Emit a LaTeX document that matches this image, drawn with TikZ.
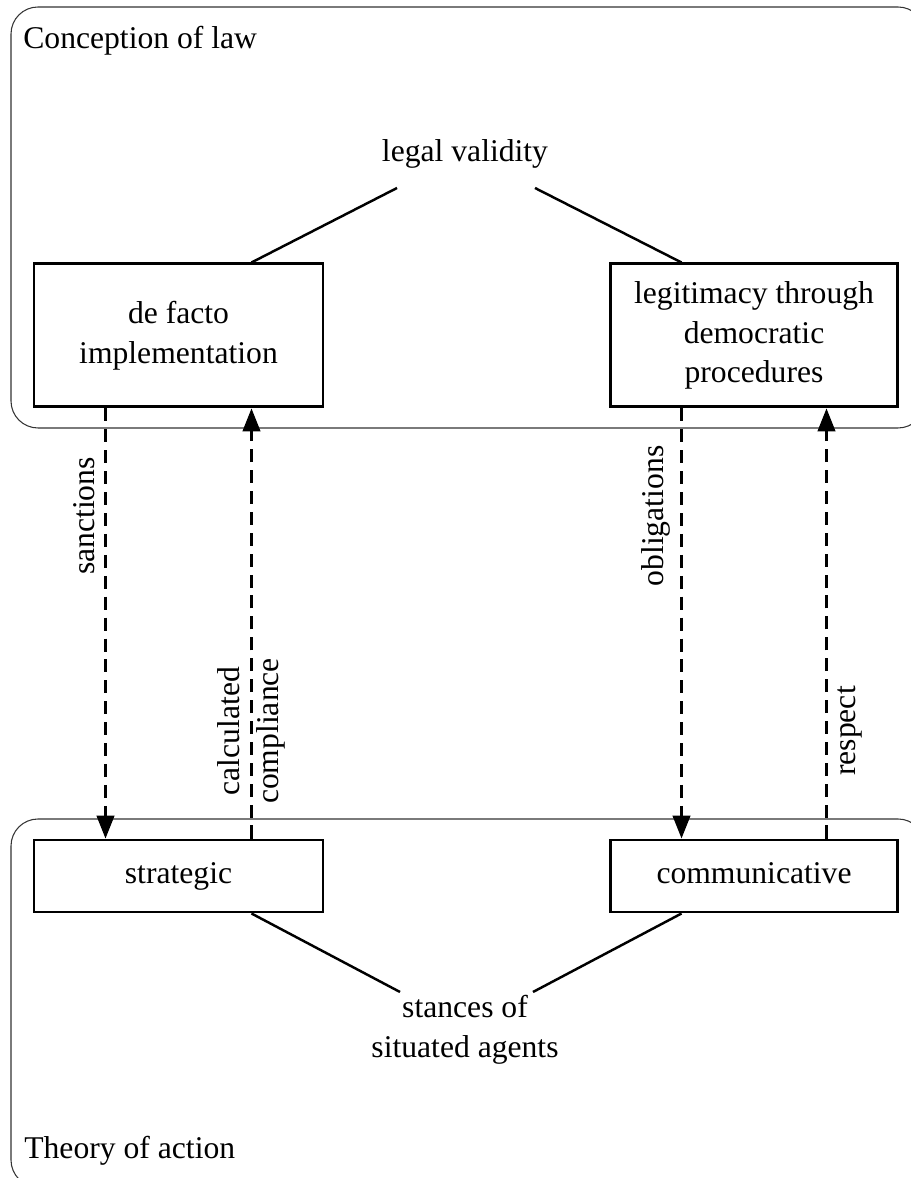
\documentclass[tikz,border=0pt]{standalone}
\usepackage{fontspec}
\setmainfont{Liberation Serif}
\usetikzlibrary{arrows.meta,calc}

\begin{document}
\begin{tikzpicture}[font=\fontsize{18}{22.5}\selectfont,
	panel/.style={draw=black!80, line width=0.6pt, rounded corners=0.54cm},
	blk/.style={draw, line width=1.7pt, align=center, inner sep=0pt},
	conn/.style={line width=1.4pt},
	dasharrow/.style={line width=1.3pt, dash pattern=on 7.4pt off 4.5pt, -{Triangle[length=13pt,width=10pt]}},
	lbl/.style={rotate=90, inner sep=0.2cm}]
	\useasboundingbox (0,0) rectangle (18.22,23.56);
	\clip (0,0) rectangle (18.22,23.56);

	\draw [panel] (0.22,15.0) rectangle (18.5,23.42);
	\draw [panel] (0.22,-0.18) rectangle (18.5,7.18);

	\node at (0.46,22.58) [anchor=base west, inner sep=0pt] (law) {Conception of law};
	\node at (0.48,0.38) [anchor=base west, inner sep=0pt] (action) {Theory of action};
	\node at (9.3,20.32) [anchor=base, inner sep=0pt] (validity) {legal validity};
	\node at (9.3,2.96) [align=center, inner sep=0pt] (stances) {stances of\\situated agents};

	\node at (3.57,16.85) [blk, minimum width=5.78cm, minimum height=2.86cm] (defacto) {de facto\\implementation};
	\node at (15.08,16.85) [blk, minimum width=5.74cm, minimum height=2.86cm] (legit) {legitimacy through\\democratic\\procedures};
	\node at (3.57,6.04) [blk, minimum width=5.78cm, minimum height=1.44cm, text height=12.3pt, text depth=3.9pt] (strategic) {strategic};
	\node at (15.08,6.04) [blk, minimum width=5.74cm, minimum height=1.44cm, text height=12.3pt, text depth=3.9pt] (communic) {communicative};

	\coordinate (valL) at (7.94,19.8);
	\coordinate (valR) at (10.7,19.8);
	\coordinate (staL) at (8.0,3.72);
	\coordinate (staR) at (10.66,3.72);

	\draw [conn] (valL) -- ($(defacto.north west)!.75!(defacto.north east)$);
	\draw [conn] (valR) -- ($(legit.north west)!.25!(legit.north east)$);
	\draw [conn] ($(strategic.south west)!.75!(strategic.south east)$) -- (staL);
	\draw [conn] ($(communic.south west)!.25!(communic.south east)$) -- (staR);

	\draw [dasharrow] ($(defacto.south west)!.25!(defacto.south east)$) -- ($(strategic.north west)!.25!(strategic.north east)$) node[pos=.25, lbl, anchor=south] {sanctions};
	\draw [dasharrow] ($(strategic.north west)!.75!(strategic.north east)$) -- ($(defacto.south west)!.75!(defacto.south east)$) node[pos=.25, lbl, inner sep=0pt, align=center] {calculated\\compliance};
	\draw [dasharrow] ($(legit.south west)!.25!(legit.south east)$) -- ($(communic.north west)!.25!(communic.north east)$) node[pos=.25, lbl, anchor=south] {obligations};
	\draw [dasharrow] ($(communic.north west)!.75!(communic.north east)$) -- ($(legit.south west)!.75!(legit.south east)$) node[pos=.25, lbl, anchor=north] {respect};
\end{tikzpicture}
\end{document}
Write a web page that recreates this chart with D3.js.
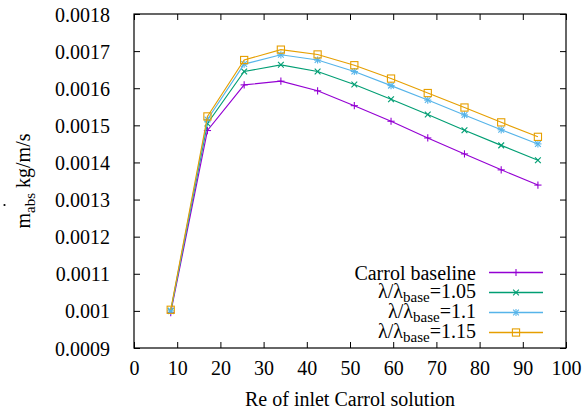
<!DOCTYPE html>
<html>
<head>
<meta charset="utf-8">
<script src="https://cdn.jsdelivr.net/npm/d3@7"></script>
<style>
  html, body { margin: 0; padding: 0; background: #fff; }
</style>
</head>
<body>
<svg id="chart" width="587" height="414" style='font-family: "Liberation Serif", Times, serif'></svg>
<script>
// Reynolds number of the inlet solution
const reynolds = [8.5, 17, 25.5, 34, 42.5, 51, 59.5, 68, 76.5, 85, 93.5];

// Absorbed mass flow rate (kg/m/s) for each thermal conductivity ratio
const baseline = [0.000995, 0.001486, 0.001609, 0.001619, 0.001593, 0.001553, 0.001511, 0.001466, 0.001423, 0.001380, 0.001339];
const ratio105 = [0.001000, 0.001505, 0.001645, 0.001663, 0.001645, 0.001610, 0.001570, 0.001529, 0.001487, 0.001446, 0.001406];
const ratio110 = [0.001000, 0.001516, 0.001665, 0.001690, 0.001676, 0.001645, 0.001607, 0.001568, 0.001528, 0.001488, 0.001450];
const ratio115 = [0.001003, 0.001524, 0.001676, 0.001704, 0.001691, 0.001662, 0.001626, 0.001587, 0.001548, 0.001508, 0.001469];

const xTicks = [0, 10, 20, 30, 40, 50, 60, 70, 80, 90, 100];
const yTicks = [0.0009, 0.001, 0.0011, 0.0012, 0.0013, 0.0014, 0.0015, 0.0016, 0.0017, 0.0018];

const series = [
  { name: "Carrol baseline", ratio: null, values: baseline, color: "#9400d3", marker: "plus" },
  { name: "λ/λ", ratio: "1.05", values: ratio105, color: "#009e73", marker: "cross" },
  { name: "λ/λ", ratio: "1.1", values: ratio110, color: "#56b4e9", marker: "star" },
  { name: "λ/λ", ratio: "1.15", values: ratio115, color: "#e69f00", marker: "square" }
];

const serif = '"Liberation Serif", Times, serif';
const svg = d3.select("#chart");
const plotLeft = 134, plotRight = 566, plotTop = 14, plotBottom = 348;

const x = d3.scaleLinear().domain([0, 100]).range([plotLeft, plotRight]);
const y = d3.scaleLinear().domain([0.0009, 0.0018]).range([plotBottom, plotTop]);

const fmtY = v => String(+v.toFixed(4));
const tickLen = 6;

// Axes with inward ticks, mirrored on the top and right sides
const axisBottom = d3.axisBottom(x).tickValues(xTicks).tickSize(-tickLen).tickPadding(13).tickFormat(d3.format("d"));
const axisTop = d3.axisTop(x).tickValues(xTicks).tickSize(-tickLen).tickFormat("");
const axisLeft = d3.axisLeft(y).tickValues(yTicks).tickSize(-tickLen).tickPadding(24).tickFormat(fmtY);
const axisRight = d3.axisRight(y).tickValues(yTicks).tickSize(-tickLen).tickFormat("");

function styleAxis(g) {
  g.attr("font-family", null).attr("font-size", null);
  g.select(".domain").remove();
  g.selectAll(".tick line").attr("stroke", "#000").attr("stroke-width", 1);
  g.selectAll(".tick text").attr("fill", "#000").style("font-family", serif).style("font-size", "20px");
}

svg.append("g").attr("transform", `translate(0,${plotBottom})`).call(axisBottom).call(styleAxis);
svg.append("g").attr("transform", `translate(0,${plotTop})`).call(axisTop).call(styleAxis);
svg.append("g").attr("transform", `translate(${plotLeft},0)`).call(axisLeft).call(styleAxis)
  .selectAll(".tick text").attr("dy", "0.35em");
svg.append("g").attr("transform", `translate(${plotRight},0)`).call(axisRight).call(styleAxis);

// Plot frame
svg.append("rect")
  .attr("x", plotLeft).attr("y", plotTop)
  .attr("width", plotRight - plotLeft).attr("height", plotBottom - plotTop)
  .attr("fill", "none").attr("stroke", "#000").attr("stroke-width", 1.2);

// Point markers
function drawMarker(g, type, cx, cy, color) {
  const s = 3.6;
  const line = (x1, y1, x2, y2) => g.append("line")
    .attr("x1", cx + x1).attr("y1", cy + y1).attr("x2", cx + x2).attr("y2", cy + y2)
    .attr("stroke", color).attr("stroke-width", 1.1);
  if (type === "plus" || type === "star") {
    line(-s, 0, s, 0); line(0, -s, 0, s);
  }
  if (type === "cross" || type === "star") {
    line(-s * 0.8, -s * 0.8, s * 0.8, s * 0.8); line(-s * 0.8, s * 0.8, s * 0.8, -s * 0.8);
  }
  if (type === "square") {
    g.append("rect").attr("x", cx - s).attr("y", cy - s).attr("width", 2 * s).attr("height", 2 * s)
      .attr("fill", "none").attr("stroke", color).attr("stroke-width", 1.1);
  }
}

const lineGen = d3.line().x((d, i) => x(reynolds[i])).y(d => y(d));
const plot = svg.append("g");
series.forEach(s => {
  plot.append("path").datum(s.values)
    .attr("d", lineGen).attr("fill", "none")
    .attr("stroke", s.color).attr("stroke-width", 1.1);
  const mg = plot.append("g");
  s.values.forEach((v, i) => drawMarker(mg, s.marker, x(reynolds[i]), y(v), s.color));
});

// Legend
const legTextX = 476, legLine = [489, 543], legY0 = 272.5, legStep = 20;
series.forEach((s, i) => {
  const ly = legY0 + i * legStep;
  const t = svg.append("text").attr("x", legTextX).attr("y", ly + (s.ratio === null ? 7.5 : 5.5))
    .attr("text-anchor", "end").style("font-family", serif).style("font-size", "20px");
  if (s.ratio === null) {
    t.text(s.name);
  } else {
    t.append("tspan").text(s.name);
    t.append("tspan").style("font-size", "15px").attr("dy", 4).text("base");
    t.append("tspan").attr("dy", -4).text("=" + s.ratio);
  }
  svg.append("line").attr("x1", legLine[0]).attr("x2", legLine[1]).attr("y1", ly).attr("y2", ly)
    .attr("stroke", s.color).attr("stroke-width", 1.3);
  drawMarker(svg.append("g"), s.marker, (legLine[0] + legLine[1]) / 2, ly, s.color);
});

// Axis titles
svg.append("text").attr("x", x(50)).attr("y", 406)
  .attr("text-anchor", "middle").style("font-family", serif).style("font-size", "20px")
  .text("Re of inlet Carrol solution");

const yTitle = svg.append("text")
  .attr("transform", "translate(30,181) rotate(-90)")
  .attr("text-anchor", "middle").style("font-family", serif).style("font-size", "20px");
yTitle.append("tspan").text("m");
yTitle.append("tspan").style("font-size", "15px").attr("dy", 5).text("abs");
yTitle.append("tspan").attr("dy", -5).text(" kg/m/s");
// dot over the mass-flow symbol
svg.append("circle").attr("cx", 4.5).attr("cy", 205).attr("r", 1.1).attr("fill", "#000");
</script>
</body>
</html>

════════════════

With the pictures left out, restate word for word every line of the data above, from the first down to the line that contains "(0.22,-0.18) rectangle (18.5,7.18);".

Emit a LaTeX document that matches this image, drawn with TikZ.
\documentclass[tikz,border=0pt]{standalone}
\usepackage{fontspec}
\setmainfont{Liberation Serif}
\usetikzlibrary{arrows.meta,calc}

\begin{document}
\begin{tikzpicture}[font=\fontsize{18}{22.5}\selectfont,
	panel/.style={draw=black!80, line width=0.6pt, rounded corners=0.54cm},
	blk/.style={draw, line width=1.7pt, align=center, inner sep=0pt},
	conn/.style={line width=1.4pt},
	dasharrow/.style={line width=1.3pt, dash pattern=on 7.4pt off 4.5pt, -{Triangle[length=13pt,width=10pt]}},
	lbl/.style={rotate=90, inner sep=0.2cm}]
	\useasboundingbox (0,0) rectangle (18.22,23.56);
	\clip (0,0) rectangle (18.22,23.56);

	\draw [panel] (0.22,15.0) rectangle (18.5,23.42);
	\draw [panel] (0.22,-0.18) rectangle (18.5,7.18);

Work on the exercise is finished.